- **Problem to solve**
Return all lines in the material below that contain "this".

- **Input records**
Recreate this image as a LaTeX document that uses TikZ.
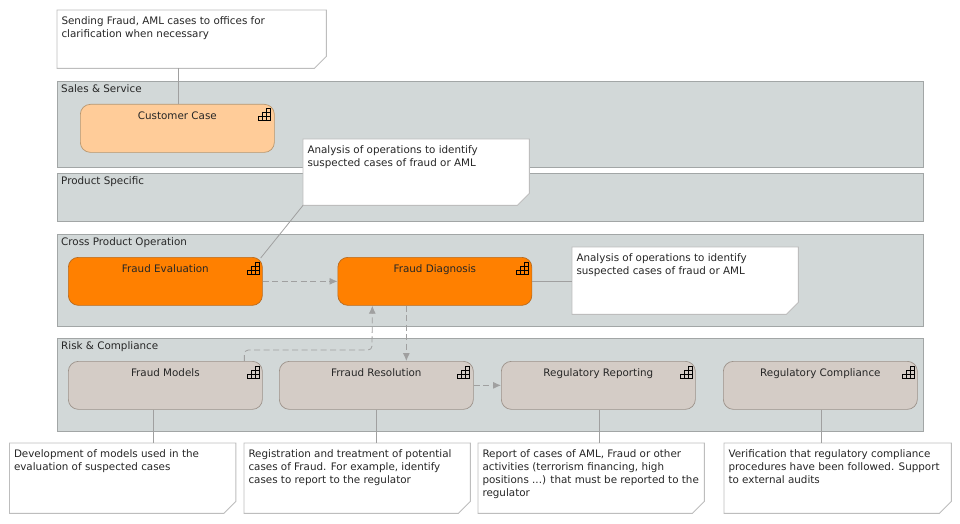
\documentclass[tikz,border=0pt]{standalone}
\usepackage{fontspec}
\setmainfont{DejaVu Sans}
\usetikzlibrary{positioning}
\usetikzlibrary{arrows.meta}
\definecolor{panelgray}{HTML}{D2D8D8}
\definecolor{panelline}{HTML}{A2A6A6}
\definecolor{noteline}{HTML}{BDBDBD}
\definecolor{linkgray}{HTML}{A0A0A0}
\definecolor{peach}{HTML}{FFCC99}
\definecolor{peachline}{HTML}{B8966E}
\definecolor{bizorange}{HTML}{FF8000}
\definecolor{orangeline}{HTML}{B86A1E}
\definecolor{beige}{HTML}{D4CCC6}
\definecolor{beigeline}{HTML}{9C928A}
\tikzset{mytext/.style={font=\fontsize{10.35}{13}\selectfont, text=black!85, inner sep=0pt, align=left}}
\tikzset{mypanel/.style={draw=panelline, line width=0.9pt, fill=panelgray, anchor=north west, minimum width=866pt, inner sep=0pt}}
\tikzset{mytitle/.style={mytext, anchor=north west, xshift=4pt, yshift=-3.8pt}}
\tikzset{mybox/.style={draw, line width=0.7pt, rounded corners=10pt, anchor=north west, minimum width=194pt, minimum height=48pt, inner sep=0pt}}
\tikzset{myboxLabel/.style={mytext, anchor=base, yshift=-15pt}}
\tikzset{mynote/.style={anchor=north west, minimum width=226pt, minimum height=70pt, inner sep=0pt}}
\tikzset{mynoteEdge/.style={draw=noteline, line width=0.9pt, fill=white}}
\tikzset{mynoteText/.style={mytext, anchor=north west, xshift=4.3pt, yshift=-6.5pt}}
\tikzset{mylink/.style={draw=linkgray, line width=0.8pt}}
\tikzset{myflow/.style={draw=linkgray, line width=0.8pt, dash pattern=on 6pt off 3.5pt, -{Latex[length=8pt,width=7pt,fill=linkgray]}}}
\tikzset{stairs/.pic={
\draw[black, line width=0.5pt] (8,0) rectangle (12,4)
 (4,4) rectangle (8,8) (8,4) rectangle (12,8)
 (0,8) rectangle (4,12) (4,8) rectangle (8,12) (8,8) rectangle (12,12);
}}
% outline of a note with its cut corner
\newcommand{\noteEdge}[1]{\path[mynoteEdge] (#1.north west) -- (#1.north east) -- ([yshift=12pt]#1.south east) -- ([xshift=-12pt]#1.south east) -- (#1.south west) -- cycle;}
\begin{document}
\begin{tikzpicture}[x=1pt, y=-1pt]
\useasboundingbox (0,0) rectangle (960,524);

\node[mypanel, minimum height=86pt] (sales) at (57,81) {};
\node[mypanel, minimum height=48pt] (product) at (57,173) {};
\node[mypanel, minimum height=92pt] (cross) at (57,234) {};
\node[mypanel, minimum height=93pt] (risk) at (57,338) {};

\node[mytitle] (salesT) at (sales.north west) {Sales \& Service};
\node[mytitle] (productT) at (product.north west) {Product Specific};
\node[mytitle] (crossT) at (cross.north west) {Cross Product Operation};
\node[mytitle] (riskT) at (risk.north west) {Risk \& Compliance};

\node[mybox, fill=peach, draw=peachline] (customer) at (80,104) {};
\node[mybox, fill=bizorange, draw=orangeline] (evaluation) at (68,257) {};
\node[mybox, fill=bizorange, draw=orangeline] (diagnosis) at (337.5,257) {};
\node[mybox, fill=beige, draw=beigeline] (models) at (68,361) {};
\node[mybox, fill=beige, draw=beigeline] (resolution) at (279,361) {};
\node[mybox, fill=beige, draw=beigeline] (reporting) at (501,361) {};
\node[mybox, fill=beige, draw=beigeline] (compliance) at (723,361) {};

\node[myboxLabel] (customerT) at (customer.north) {Customer Case};
\node[myboxLabel] (evaluationT) at (evaluation.north) {Fraud Evaluation};
\node[myboxLabel] (diagnosisT) at (diagnosis.north) {Fraud Diagnosis};
\node[myboxLabel] (modelsT) at (models.north) {Fraud Models};
\node[myboxLabel] (resolutionT) at (resolution.north) {Frraud Resolution};
\node[myboxLabel] (reportingT) at (reporting.north) {Regulatory Reporting};
\node[myboxLabel] (complianceT) at (compliance.north) {Regulatory Compliance};

\pic at (258.5,108.5) {stairs};
\pic at (247,262) {stairs};
\pic at (516,262) {stairs};
\pic at (247,366) {stairs};
\pic at (457.5,366) {stairs};
\pic at (680,366) {stairs};
\pic at (902,366) {stairs};

\node[mynote, minimum width=269pt, minimum height=58pt] (noteCustomer) at (57,10) {};
\node[mynote, minimum height=66pt] (noteEvaluation) at (303,139) {};
\node[mynote, minimum height=67pt] (noteDiagnosis) at (572,247) {};
\node[mynote] (noteModels) at (9.5,443) {};
\node[mynote] (noteResolution) at (244,443) {};
\node[mynote] (noteReporting) at (478,443) {};
\node[mynote, minimum width=227pt] (noteCompliance) at (724,443) {};

\noteEdge{noteCustomer}
\noteEdge{noteEvaluation}
\noteEdge{noteDiagnosis}
\noteEdge{noteModels}
\noteEdge{noteResolution}
\noteEdge{noteReporting}
\noteEdge{noteCompliance}

\node[mynoteText] (noteCustomerT) at (noteCustomer.north west) {Sending Fraud, AML cases to offices for\\clarification when necessary};
\node[mynoteText] (noteEvaluationT) at (noteEvaluation.north west) {Analysis of operations to identify\\suspected cases of fraud or AML};
\node[mynoteText] (noteDiagnosisT) at (noteDiagnosis.north west) {Analysis of operations to identify\\suspected cases of fraud or AML};
\node[mynoteText] (noteModelsT) at (noteModels.north west) {Development of models used in the\\evaluation of suspected cases};
\node[mynoteText] (noteResolutionT) at (noteResolution.north west) {Registration and treatment of potential\\cases of Fraud. For example, identify\\cases to report to the regulator};
\node[mynoteText] (noteReportingT) at (noteReporting.north west) {Report of cases of AML, Fraud or other\\activities (terrorism financing, high\\positions ...) that must be reported to the\\regulator};
\node[mynoteText] (noteComplianceT) at (noteCompliance.north west) {Verification that regulatory compliance\\procedures have been followed. Support\\to external audits};

\draw[mylink] ([xshift=1pt]customer.north) -- ([xshift=1pt]customer.north |- noteCustomer.south);
\draw[mylink] ([xshift=-2pt,yshift=-1pt]evaluation.north east) -- (noteEvaluation.south west);
\draw[mylink] (diagnosis.east) -- (noteDiagnosis.west |- diagnosis.east);
\draw[mylink] ([xshift=-12pt]models.south) -- ([xshift=-12pt]models.south |- noteModels.north);
\draw[mylink] (resolution.south) -- (resolution.south |- noteResolution.north);
\draw[mylink] ([xshift=1pt]reporting.south) -- ([xshift=1pt]reporting.south |- noteReporting.north);
\draw[mylink] ([xshift=1pt]compliance.south) -- ([xshift=1pt]compliance.south |- noteCompliance.north);

\draw[myflow] (evaluation.east) -- (diagnosis.west);
\draw[myflow] (resolution.east) -- (reporting.west);
\draw[myflow] ([xshift=-28.5pt]diagnosis.south) -- ([xshift=-28.5pt]diagnosis.south |- resolution.north);
\draw[myflow, rounded corners=4pt] ([xshift=79pt]models.north) |- (372,350) -- ([xshift=-62.5pt]diagnosis.south);

\end{tikzpicture}
\end{document}
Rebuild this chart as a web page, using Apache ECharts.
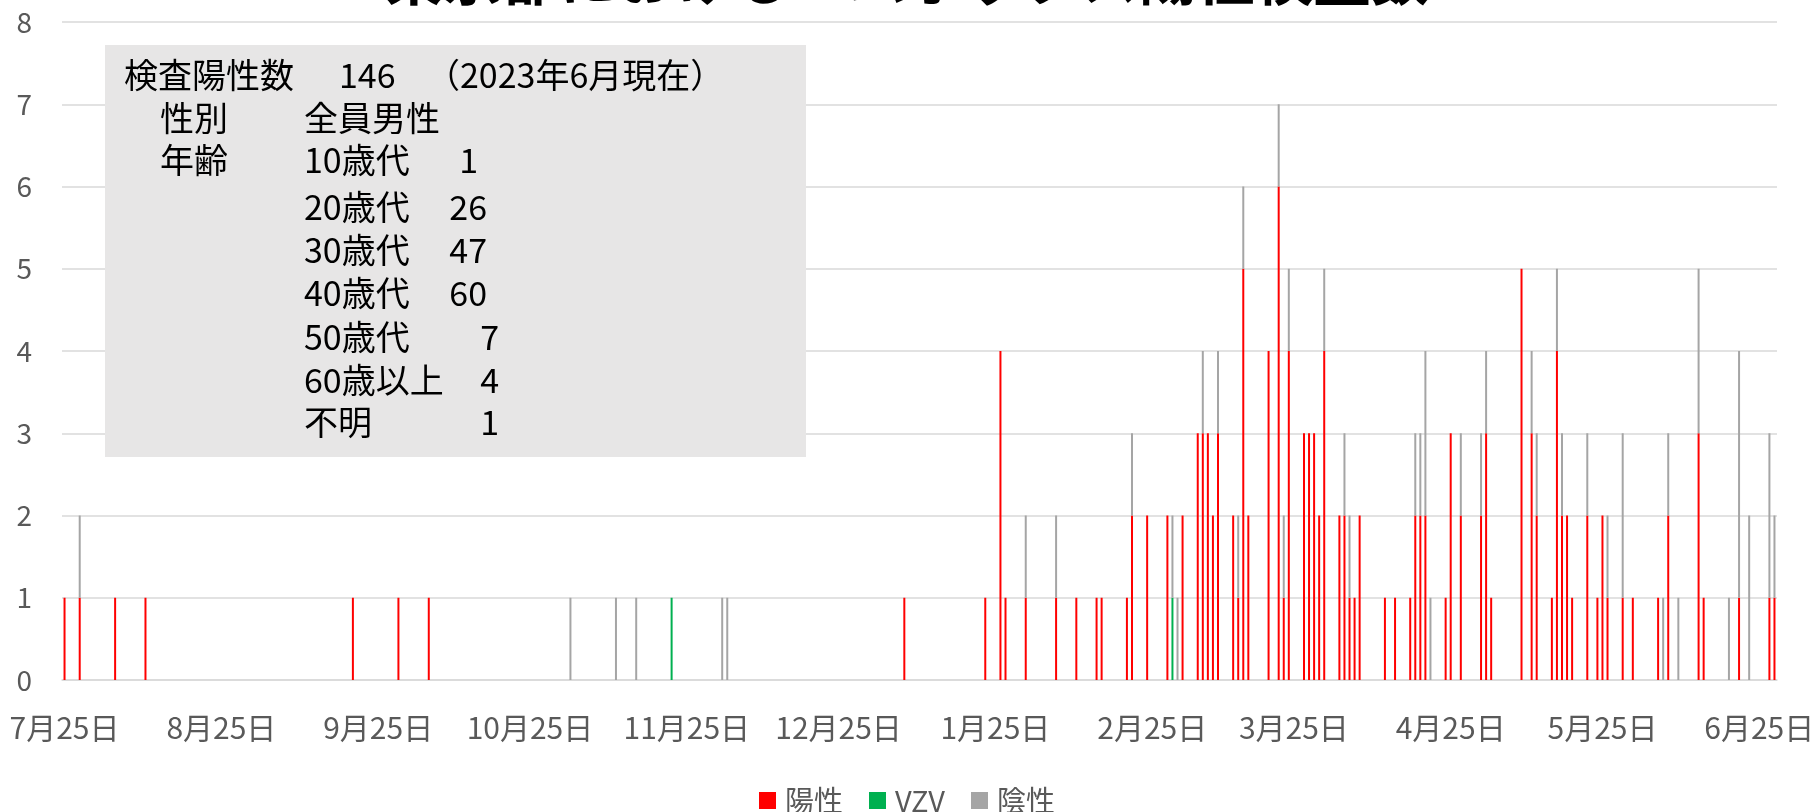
<!DOCTYPE html>
<html>
<head>
<meta charset="utf-8">
<script src="https://cdn.jsdelivr.net/npm/echarts@6/dist/echarts.min.js"></script>
<style>
html,body{margin:0;padding:0;background:#fff;}
#chart{width:1814px;height:812px;}
</style>
</head>
<body>
<div id="chart"></div>
<script>
// 日付の範囲 (日次)
const startDate = '2022-07-25';
const endDate = '2023-06-28';

// 陽性
const posDates = ['2022-07-25','2022-07-28','2022-08-04','2022-08-10','2022-09-20','2022-09-29','2022-10-05',
  '2023-01-07','2023-01-23','2023-01-26','2023-01-27','2023-01-31','2023-02-06','2023-02-10','2023-02-14',
  '2023-02-15','2023-02-20','2023-02-21','2023-02-24','2023-02-28','2023-03-03','2023-03-06','2023-03-07',
  '2023-03-08','2023-03-09','2023-03-10','2023-03-13','2023-03-14','2023-03-15','2023-03-16','2023-03-20',
  '2023-03-22','2023-03-23','2023-03-24','2023-03-27','2023-03-28','2023-03-29','2023-03-30','2023-03-31',
  '2023-04-03','2023-04-04','2023-04-05','2023-04-06','2023-04-07','2023-04-12','2023-04-14','2023-04-17',
  '2023-04-18','2023-04-19','2023-04-20','2023-04-24','2023-04-25','2023-04-27','2023-05-01','2023-05-02',
  '2023-05-03','2023-05-09','2023-05-11','2023-05-12','2023-05-15','2023-05-16','2023-05-17','2023-05-18',
  '2023-05-19','2023-05-22','2023-05-24','2023-05-25','2023-05-26','2023-05-29','2023-05-31','2023-06-05',
  '2023-06-07','2023-06-13','2023-06-14','2023-06-21','2023-06-27','2023-06-28'];
const posValues = [1,1,1,1,1,1,1,
  1,1,4,1,1,1,1,1,
  1,1,2,2,2,2,3,3,
  3,2,3,2,1,5,2,4,
  6,1,4,3,3,3,2,4,
  2,2,1,1,2,1,1,1,
  2,2,2,1,3,2,2,3,
  1,5,3,2,1,4,2,2,
  1,2,1,2,1,1,1,1,
  2,3,1,1,1,1];

// VZV
const vzvDates = ['2022-11-22','2023-03-01'];
const vzvValues = [1,1];

// 陰性
const negDates = ['2022-07-28','2022-11-02','2022-11-11','2022-11-15','2022-12-02','2022-12-03','2023-01-31',
  '2023-02-06','2023-02-21','2023-03-01','2023-03-02','2023-03-07','2023-03-10','2023-03-14','2023-03-15',
  '2023-03-22','2023-03-23','2023-03-24','2023-03-31','2023-04-04','2023-04-05','2023-04-18','2023-04-19',
  '2023-04-20','2023-04-21','2023-04-27','2023-05-01','2023-05-02','2023-05-11','2023-05-12','2023-05-16',
  '2023-05-17','2023-05-22','2023-05-26','2023-05-29','2023-06-06','2023-06-07','2023-06-09','2023-06-13',
  '2023-06-19','2023-06-21','2023-06-23','2023-06-27','2023-06-28'];
const negValues = [1,1,1,1,1,1,1,
  1,1,1,1,1,1,1,1,
  1,1,1,1,1,1,1,1,
  2,1,1,1,1,1,1,1,
  1,1,1,2,1,1,1,2,
  1,3,2,2,1];

const yTicks = [0,1,2,3,4,5,6,7,8];

const titleText = '東京都におけるエムポックス陽性検査数';
const boxLines = [
  ['検査陽性数', '146', '（2023年6月現在）'],
  ['性別', '全員男性', ''],
  ['年齢', '10歳代', '1'],
  ['', '20歳代', '26'],
  ['', '30歳代', '47'],
  ['', '40歳代', '60'],
  ['', '50歳代', '7'],
  ['', '60歳以上', '4'],
  ['', '不明', '1']
];

// 日付カテゴリ
function pad(n){ return n < 10 ? '0' + n : '' + n; }
let categories = [];
let d = new Date(startDate + 'T00:00:00Z');
const last = new Date(endDate + 'T00:00:00Z');
while(d <= last){
  categories.push(d.getUTCFullYear() + '-' + pad(d.getUTCMonth() + 1) + '-' + pad(d.getUTCDate()));
  d = new Date(d.getTime() + 86400000);
}
function toSeries(dates, values){
  let arr = categories.map(function(){ return null; });
  for(let i = 0; i < dates.length; i++){
    let k = categories.indexOf(dates[i]);
    if(k != -1) arr[k] = values[i];
  }
  return arr;
}

const font = '"Noto Sans CJK JP", "Noto Sans", sans-serif';
const boxFont = '34px "Noto Sans CJK JP", "Noto Sans", sans-serif';

let graphics = [
  {
    type: 'text', left: 'center', top: -51, z: 50,
    style: { text: titleText, font: 'bold 58px "Noto Sans CJK JP", sans-serif', fill: '#000' }
  },
  {
    type: 'rect', z: 100,
    shape: { x: 105, y: 45, width: 701, height: 412 },
    style: { fill: '#e7e6e6' }
  }
];
const rowY = [75, 118, 160, 207, 250, 293, 337, 380, 422];
for(let i = 0; i < boxLines.length; i++){
  let row = boxLines[i];
  if(row[0]) graphics.push({ type:'text', z:101, x: i == 0 ? 124 : 160, y: rowY[i],
    style:{ text: row[0], font: boxFont, fill:'#000', textVerticalAlign:'middle' } });
  if(i == 0){
    graphics.push({ type:'text', z:101, x: 339, y: rowY[i], style:{ text: row[1], font: boxFont, fill:'#000', textVerticalAlign:'middle' } });
    graphics.push({ type:'text', z:101, x: 426, y: rowY[i], style:{ text: row[2], font: boxFont, fill:'#000', textVerticalAlign:'middle' } });
  } else {
    graphics.push({ type:'text', z:101, x: 304, y: rowY[i], style:{ text: row[1], font: boxFont, fill:'#000', textVerticalAlign:'middle' } });
    if(row[2]) graphics.push({ type:'text', z:101, x: row[2].length > 1 ? 487 : (i == 2 ? 478 : 499), y: rowY[i],
      style:{ text: row[2], font: boxFont, fill:'#000', textAlign:'right', textVerticalAlign:'middle' } });
  }
}

const chart = echarts.init(document.getElementById('chart'));
const option = {
  animation: false,
  backgroundColor: '#fff',
  grid: { left: 62, right: 37, top: 22, bottom: 132, containLabel: false, outerBoundsMode: 'none' },
  legend: {
    data: ['陽性', 'VZV', '陰性'],
    top: 781, left: 'center',
    icon: 'rect', itemWidth: 17, itemHeight: 17, itemGap: 26,
    textStyle: { fontSize: 29, color: '#595959', fontFamily: font, padding: [0, 0, 0, 4] }
  },
  xAxis: {
    type: 'category',
    data: categories,
    boundaryGap: true,
    axisLine: { lineStyle: { color: '#d9d9d9', width: 1.5 } },
    axisTick: { show: false },
    axisLabel: {
      interval: function(i, v){ return v.slice(8) == '25'; },
      formatter: function(v){ return parseInt(v.slice(5, 7)) + '月' + parseInt(v.slice(8)) + '日'; },
      fontSize: 30, color: '#595959', fontFamily: font, margin: 33
    }
  },
  yAxis: {
    type: 'value', min: yTicks[0], max: yTicks[yTicks.length - 1], interval: 1,
    axisLine: { show: false },
    axisTick: { show: false },
    splitLine: { lineStyle: { color: '#d9d9d9', width: 1.5 } },
    axisLabel: { fontSize: 28, color: '#595959', fontFamily: font, margin: 30 }
  },
  series: [
    { name: '陽性', type: 'bar', stack: 'total', barWidth: 2, itemStyle: { color: '#ff0000' }, data: toSeries(posDates, posValues) },
    { name: 'VZV', type: 'bar', stack: 'total', barWidth: 2, itemStyle: { color: '#00b050' }, data: toSeries(vzvDates, vzvValues) },
    { name: '陰性', type: 'bar', stack: 'total', barWidth: 2, itemStyle: { color: '#a5a5a5' }, data: toSeries(negDates, negValues) }
  ],
  graphic: graphics
};
chart.setOption(option);
</script>
</body>
</html>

- **Complete answer**
Recreate this image as a LaTeX document that uses TikZ.
Rebuild this chart as a web page, using Apache ECharts.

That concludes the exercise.